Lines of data

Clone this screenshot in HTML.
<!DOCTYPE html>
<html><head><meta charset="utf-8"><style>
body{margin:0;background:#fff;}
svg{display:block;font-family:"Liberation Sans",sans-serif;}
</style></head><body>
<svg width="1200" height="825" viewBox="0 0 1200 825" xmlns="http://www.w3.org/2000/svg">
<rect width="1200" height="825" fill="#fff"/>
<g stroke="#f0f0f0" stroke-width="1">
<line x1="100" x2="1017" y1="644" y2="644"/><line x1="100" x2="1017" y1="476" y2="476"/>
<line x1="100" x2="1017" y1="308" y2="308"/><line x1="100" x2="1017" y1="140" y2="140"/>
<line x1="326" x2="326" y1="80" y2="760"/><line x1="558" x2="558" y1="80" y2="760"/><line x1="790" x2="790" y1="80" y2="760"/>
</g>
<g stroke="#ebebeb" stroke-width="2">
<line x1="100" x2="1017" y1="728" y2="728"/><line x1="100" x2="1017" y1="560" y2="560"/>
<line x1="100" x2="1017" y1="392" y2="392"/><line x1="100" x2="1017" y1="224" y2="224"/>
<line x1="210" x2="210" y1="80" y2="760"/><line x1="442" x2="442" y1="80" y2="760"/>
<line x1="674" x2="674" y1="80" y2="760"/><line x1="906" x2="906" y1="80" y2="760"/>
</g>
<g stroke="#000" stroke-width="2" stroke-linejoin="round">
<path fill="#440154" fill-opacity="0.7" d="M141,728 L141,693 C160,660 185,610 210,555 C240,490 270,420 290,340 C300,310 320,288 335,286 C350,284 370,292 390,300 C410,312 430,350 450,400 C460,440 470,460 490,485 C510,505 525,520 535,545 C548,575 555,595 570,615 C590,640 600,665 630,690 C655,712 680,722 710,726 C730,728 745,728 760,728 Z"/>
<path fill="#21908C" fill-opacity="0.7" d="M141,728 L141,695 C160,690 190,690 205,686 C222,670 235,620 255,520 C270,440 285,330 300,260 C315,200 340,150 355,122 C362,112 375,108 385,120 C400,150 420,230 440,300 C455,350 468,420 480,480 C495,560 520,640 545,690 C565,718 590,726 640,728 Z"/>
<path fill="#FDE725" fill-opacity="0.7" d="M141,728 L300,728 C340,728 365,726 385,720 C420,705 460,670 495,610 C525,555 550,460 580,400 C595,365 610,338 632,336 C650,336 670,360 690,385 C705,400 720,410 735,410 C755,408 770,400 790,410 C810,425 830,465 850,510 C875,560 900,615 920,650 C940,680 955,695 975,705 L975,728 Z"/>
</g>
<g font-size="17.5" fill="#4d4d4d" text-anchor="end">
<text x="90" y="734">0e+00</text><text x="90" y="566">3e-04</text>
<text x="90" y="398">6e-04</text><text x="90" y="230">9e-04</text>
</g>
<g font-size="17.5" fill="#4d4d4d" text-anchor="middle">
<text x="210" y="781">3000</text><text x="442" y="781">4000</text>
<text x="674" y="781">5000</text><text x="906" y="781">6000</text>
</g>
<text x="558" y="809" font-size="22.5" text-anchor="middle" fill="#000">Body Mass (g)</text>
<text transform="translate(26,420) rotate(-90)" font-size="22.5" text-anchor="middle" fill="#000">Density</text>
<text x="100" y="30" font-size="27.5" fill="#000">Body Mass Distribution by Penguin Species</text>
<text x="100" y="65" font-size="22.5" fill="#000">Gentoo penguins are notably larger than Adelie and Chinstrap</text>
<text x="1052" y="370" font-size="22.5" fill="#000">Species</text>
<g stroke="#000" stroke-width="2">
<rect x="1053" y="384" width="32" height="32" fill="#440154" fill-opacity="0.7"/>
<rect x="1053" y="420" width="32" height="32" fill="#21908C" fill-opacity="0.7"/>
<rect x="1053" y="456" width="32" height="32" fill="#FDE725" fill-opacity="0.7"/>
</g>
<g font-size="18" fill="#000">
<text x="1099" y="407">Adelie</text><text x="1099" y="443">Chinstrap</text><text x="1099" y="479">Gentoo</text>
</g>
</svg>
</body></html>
--
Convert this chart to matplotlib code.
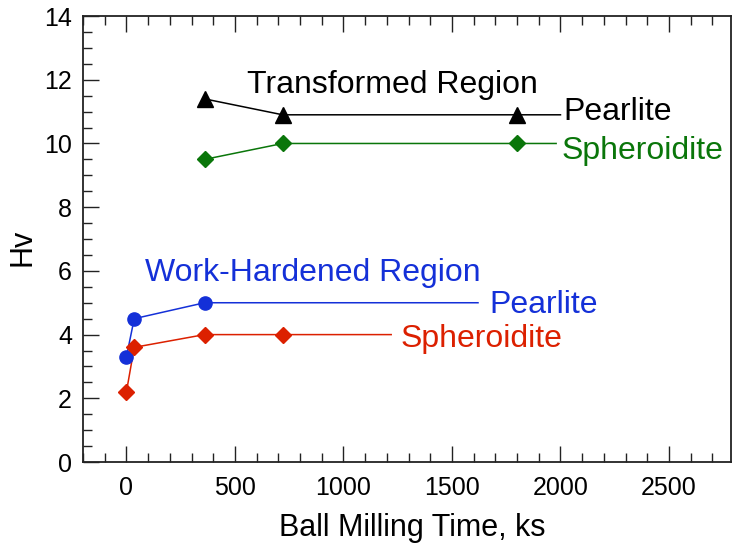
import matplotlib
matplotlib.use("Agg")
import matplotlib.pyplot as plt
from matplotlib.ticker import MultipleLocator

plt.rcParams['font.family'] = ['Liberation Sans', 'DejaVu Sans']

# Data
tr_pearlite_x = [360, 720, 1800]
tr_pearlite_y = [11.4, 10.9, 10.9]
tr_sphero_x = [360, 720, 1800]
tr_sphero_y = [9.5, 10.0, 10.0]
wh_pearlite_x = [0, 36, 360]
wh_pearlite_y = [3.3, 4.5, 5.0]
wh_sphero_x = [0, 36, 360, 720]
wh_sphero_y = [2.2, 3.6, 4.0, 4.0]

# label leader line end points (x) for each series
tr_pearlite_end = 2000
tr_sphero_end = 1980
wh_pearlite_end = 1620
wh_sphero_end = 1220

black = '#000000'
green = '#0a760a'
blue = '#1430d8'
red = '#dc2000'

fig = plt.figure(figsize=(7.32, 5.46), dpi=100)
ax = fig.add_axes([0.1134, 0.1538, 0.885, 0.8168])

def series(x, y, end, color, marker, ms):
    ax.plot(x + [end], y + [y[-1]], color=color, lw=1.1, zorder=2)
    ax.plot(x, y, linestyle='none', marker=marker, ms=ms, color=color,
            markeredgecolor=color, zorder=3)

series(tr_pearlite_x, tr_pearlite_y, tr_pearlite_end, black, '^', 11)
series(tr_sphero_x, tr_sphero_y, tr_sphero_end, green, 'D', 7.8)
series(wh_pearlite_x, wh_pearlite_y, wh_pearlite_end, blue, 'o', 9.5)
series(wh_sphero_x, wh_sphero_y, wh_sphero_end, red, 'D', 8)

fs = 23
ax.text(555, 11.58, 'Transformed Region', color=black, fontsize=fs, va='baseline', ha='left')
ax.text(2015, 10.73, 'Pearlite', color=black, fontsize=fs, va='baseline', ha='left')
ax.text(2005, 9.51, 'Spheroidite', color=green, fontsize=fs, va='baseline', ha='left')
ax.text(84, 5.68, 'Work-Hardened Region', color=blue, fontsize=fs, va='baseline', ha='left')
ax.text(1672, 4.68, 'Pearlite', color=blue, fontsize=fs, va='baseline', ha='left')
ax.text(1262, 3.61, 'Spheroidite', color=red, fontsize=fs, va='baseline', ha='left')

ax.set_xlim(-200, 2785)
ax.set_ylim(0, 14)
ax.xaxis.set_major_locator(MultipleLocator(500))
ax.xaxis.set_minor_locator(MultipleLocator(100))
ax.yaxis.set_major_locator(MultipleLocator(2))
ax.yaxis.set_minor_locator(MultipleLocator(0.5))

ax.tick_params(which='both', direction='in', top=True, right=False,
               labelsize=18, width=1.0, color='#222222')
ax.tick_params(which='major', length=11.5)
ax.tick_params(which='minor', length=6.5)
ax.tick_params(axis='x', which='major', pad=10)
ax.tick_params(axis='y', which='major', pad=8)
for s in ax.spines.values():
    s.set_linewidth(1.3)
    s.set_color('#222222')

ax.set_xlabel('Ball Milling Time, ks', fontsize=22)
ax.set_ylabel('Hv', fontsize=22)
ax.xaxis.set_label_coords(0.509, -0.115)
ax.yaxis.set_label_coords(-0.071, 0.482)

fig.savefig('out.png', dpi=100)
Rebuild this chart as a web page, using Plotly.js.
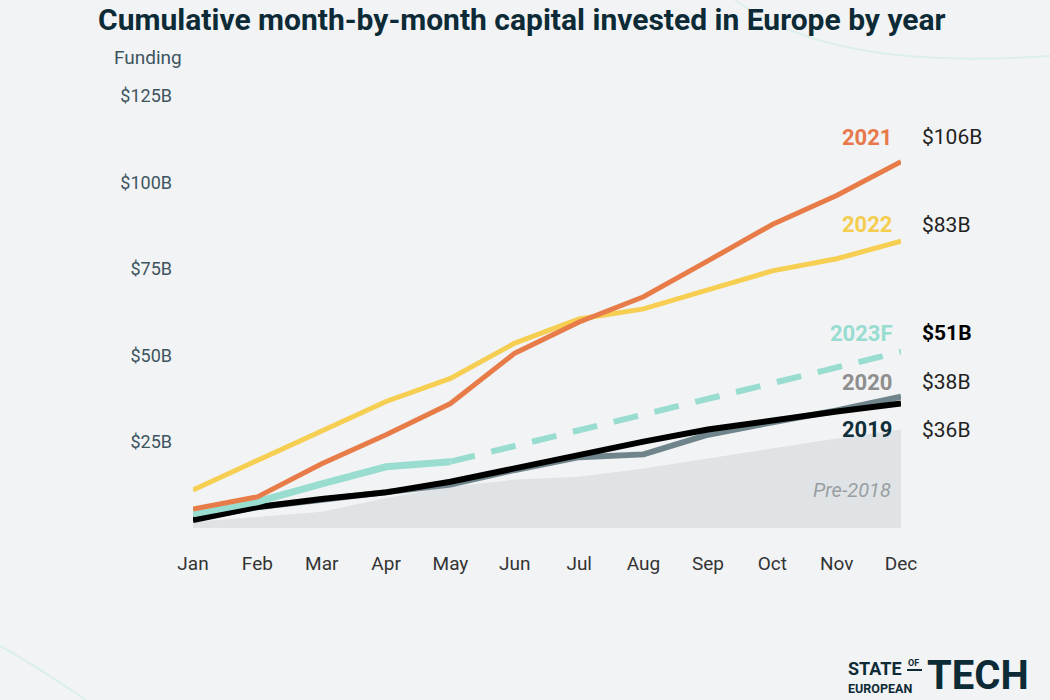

#### Problem:
Quote only the lines running from the line with "Convert this chart to matplotlib code." to the line with "series(wh_sphero_x, wh_sphero_y, wh_sphero_end, red, 'D', 8)", ends included, exactly as they appear and without the pictures.

#### Task output:
Convert this chart to matplotlib code.
import matplotlib
matplotlib.use("Agg")
import matplotlib.pyplot as plt
from matplotlib.ticker import MultipleLocator

plt.rcParams['font.family'] = ['Liberation Sans', 'DejaVu Sans']

# Data
tr_pearlite_x = [360, 720, 1800]
tr_pearlite_y = [11.4, 10.9, 10.9]
tr_sphero_x = [360, 720, 1800]
tr_sphero_y = [9.5, 10.0, 10.0]
wh_pearlite_x = [0, 36, 360]
wh_pearlite_y = [3.3, 4.5, 5.0]
wh_sphero_x = [0, 36, 360, 720]
wh_sphero_y = [2.2, 3.6, 4.0, 4.0]

# label leader line end points (x) for each series
tr_pearlite_end = 2000
tr_sphero_end = 1980
wh_pearlite_end = 1620
wh_sphero_end = 1220

black = '#000000'
green = '#0a760a'
blue = '#1430d8'
red = '#dc2000'

fig = plt.figure(figsize=(7.32, 5.46), dpi=100)
ax = fig.add_axes([0.1134, 0.1538, 0.885, 0.8168])

def series(x, y, end, color, marker, ms):
    ax.plot(x + [end], y + [y[-1]], color=color, lw=1.1, zorder=2)
    ax.plot(x, y, linestyle='none', marker=marker, ms=ms, color=color,
            markeredgecolor=color, zorder=3)

series(tr_pearlite_x, tr_pearlite_y, tr_pearlite_end, black, '^', 11)
series(tr_sphero_x, tr_sphero_y, tr_sphero_end, green, 'D', 7.8)
series(wh_pearlite_x, wh_pearlite_y, wh_pearlite_end, blue, 'o', 9.5)
series(wh_sphero_x, wh_sphero_y, wh_sphero_end, red, 'D', 8)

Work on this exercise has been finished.